• _Written exercise_: Copy out the listing that follows, exactly, without its pictures.

• _Supplied material_:
--*--
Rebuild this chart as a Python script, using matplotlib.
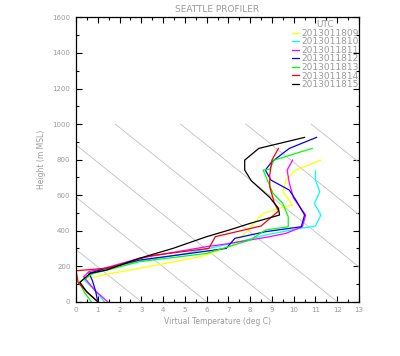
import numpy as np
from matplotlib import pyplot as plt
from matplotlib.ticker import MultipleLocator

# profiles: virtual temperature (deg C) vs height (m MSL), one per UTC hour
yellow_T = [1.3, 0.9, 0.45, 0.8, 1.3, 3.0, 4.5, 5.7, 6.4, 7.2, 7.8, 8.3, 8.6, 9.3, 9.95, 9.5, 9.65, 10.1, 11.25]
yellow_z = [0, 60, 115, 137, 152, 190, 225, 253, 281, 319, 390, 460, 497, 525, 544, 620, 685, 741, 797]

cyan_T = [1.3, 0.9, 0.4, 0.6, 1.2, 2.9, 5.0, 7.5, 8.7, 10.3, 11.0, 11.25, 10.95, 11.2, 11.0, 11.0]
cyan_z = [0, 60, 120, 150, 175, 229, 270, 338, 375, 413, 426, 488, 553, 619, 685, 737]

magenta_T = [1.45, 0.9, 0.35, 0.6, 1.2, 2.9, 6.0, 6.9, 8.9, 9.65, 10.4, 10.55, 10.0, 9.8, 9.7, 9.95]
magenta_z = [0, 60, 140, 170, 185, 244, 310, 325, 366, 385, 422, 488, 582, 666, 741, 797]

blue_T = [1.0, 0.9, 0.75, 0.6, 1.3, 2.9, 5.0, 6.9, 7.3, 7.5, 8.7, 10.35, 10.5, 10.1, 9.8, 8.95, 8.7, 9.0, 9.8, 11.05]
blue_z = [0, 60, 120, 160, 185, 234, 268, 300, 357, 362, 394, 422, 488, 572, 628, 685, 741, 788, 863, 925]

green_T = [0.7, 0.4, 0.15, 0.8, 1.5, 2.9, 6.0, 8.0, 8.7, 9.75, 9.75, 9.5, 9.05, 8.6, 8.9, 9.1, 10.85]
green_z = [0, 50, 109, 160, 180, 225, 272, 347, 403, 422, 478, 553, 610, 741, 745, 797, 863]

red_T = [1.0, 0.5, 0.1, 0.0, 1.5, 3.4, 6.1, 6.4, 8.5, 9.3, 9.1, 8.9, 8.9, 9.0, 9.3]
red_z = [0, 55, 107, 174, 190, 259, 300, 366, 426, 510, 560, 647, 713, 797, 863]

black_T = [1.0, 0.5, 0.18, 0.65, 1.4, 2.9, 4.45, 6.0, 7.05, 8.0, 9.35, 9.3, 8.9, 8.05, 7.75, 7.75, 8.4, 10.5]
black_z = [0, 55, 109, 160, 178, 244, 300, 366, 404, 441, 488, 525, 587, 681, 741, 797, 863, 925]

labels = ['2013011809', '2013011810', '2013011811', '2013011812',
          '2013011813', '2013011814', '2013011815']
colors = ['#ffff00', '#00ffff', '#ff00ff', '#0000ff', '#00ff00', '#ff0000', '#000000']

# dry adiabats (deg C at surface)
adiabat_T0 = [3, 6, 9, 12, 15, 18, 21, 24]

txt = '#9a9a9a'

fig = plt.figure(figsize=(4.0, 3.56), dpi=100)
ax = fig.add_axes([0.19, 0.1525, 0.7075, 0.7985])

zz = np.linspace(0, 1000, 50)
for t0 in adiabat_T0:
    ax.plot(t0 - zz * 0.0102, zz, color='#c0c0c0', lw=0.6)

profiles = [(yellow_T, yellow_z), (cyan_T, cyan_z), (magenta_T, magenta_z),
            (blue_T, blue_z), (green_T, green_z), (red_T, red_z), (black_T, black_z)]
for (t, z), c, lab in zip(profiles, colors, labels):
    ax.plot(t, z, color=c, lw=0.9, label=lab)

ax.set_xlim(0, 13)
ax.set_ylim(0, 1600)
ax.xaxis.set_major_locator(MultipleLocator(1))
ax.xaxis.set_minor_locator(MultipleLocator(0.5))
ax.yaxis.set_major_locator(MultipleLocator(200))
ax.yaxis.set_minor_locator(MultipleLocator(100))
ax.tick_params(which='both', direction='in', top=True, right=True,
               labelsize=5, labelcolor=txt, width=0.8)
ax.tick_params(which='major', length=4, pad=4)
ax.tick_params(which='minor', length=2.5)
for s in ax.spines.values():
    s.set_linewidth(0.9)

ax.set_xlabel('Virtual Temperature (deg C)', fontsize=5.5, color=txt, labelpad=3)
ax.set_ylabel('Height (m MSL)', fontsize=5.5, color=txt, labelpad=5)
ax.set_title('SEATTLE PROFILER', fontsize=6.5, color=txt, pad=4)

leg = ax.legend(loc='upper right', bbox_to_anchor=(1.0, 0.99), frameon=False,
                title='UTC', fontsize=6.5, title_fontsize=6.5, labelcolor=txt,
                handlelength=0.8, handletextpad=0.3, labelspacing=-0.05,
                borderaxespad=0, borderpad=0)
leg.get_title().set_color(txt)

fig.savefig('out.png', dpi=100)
--*--
• _Finished exercise_:
Rebuild this chart as a Python script, using matplotlib.
import numpy as np
from matplotlib import pyplot as plt
from matplotlib.ticker import MultipleLocator

# profiles: virtual temperature (deg C) vs height (m MSL), one per UTC hour
yellow_T = [1.3, 0.9, 0.45, 0.8, 1.3, 3.0, 4.5, 5.7, 6.4, 7.2, 7.8, 8.3, 8.6, 9.3, 9.95, 9.5, 9.65, 10.1, 11.25]
yellow_z = [0, 60, 115, 137, 152, 190, 225, 253, 281, 319, 390, 460, 497, 525, 544, 620, 685, 741, 797]

cyan_T = [1.3, 0.9, 0.4, 0.6, 1.2, 2.9, 5.0, 7.5, 8.7, 10.3, 11.0, 11.25, 10.95, 11.2, 11.0, 11.0]
cyan_z = [0, 60, 120, 150, 175, 229, 270, 338, 375, 413, 426, 488, 553, 619, 685, 737]

magenta_T = [1.45, 0.9, 0.35, 0.6, 1.2, 2.9, 6.0, 6.9, 8.9, 9.65, 10.4, 10.55, 10.0, 9.8, 9.7, 9.95]
magenta_z = [0, 60, 140, 170, 185, 244, 310, 325, 366, 385, 422, 488, 582, 666, 741, 797]

blue_T = [1.0, 0.9, 0.75, 0.6, 1.3, 2.9, 5.0, 6.9, 7.3, 7.5, 8.7, 10.35, 10.5, 10.1, 9.8, 8.95, 8.7, 9.0, 9.8, 11.05]
blue_z = [0, 60, 120, 160, 185, 234, 268, 300, 357, 362, 394, 422, 488, 572, 628, 685, 741, 788, 863, 925]

green_T = [0.7, 0.4, 0.15, 0.8, 1.5, 2.9, 6.0, 8.0, 8.7, 9.75, 9.75, 9.5, 9.05, 8.6, 8.9, 9.1, 10.85]
green_z = [0, 50, 109, 160, 180, 225, 272, 347, 403, 422, 478, 553, 610, 741, 745, 797, 863]

red_T = [1.0, 0.5, 0.1, 0.0, 1.5, 3.4, 6.1, 6.4, 8.5, 9.3, 9.1, 8.9, 8.9, 9.0, 9.3]
red_z = [0, 55, 107, 174, 190, 259, 300, 366, 426, 510, 560, 647, 713, 797, 863]

black_T = [1.0, 0.5, 0.18, 0.65, 1.4, 2.9, 4.45, 6.0, 7.05, 8.0, 9.35, 9.3, 8.9, 8.05, 7.75, 7.75, 8.4, 10.5]
black_z = [0, 55, 109, 160, 178, 244, 300, 366, 404, 441, 488, 525, 587, 681, 741, 797, 863, 925]

labels = ['2013011809', '2013011810', '2013011811', '2013011812',
          '2013011813', '2013011814', '2013011815']
colors = ['#ffff00', '#00ffff', '#ff00ff', '#0000ff', '#00ff00', '#ff0000', '#000000']

# dry adiabats (deg C at surface)
adiabat_T0 = [3, 6, 9, 12, 15, 18, 21, 24]

txt = '#9a9a9a'

fig = plt.figure(figsize=(4.0, 3.56), dpi=100)
ax = fig.add_axes([0.19, 0.1525, 0.7075, 0.7985])

zz = np.linspace(0, 1000, 50)
for t0 in adiabat_T0:
    ax.plot(t0 - zz * 0.0102, zz, color='#c0c0c0', lw=0.6)

profiles = [(yellow_T, yellow_z), (cyan_T, cyan_z), (magenta_T, magenta_z),
            (blue_T, blue_z), (green_T, green_z), (red_T, red_z), (black_T, black_z)]
for (t, z), c, lab in zip(profiles, colors, labels):
    ax.plot(t, z, color=c, lw=0.9, label=lab)

ax.set_xlim(0, 13)
ax.set_ylim(0, 1600)
ax.xaxis.set_major_locator(MultipleLocator(1))
ax.xaxis.set_minor_locator(MultipleLocator(0.5))
ax.yaxis.set_major_locator(MultipleLocator(200))
ax.yaxis.set_minor_locator(MultipleLocator(100))
ax.tick_params(which='both', direction='in', top=True, right=True,
               labelsize=5, labelcolor=txt, width=0.8)
ax.tick_params(which='major', length=4, pad=4)
ax.tick_params(which='minor', length=2.5)
for s in ax.spines.values():
    s.set_linewidth(0.9)

ax.set_xlabel('Virtual Temperature (deg C)', fontsize=5.5, color=txt, labelpad=3)
ax.set_ylabel('Height (m MSL)', fontsize=5.5, color=txt, labelpad=5)
ax.set_title('SEATTLE PROFILER', fontsize=6.5, color=txt, pad=4)

leg = ax.legend(loc='upper right', bbox_to_anchor=(1.0, 0.99), frameon=False,
                title='UTC', fontsize=6.5, title_fontsize=6.5, labelcolor=txt,
                handlelength=0.8, handletextpad=0.3, labelspacing=-0.05,
                borderaxespad=0, borderpad=0)
leg.get_title().set_color(txt)

fig.savefig('out.png', dpi=100)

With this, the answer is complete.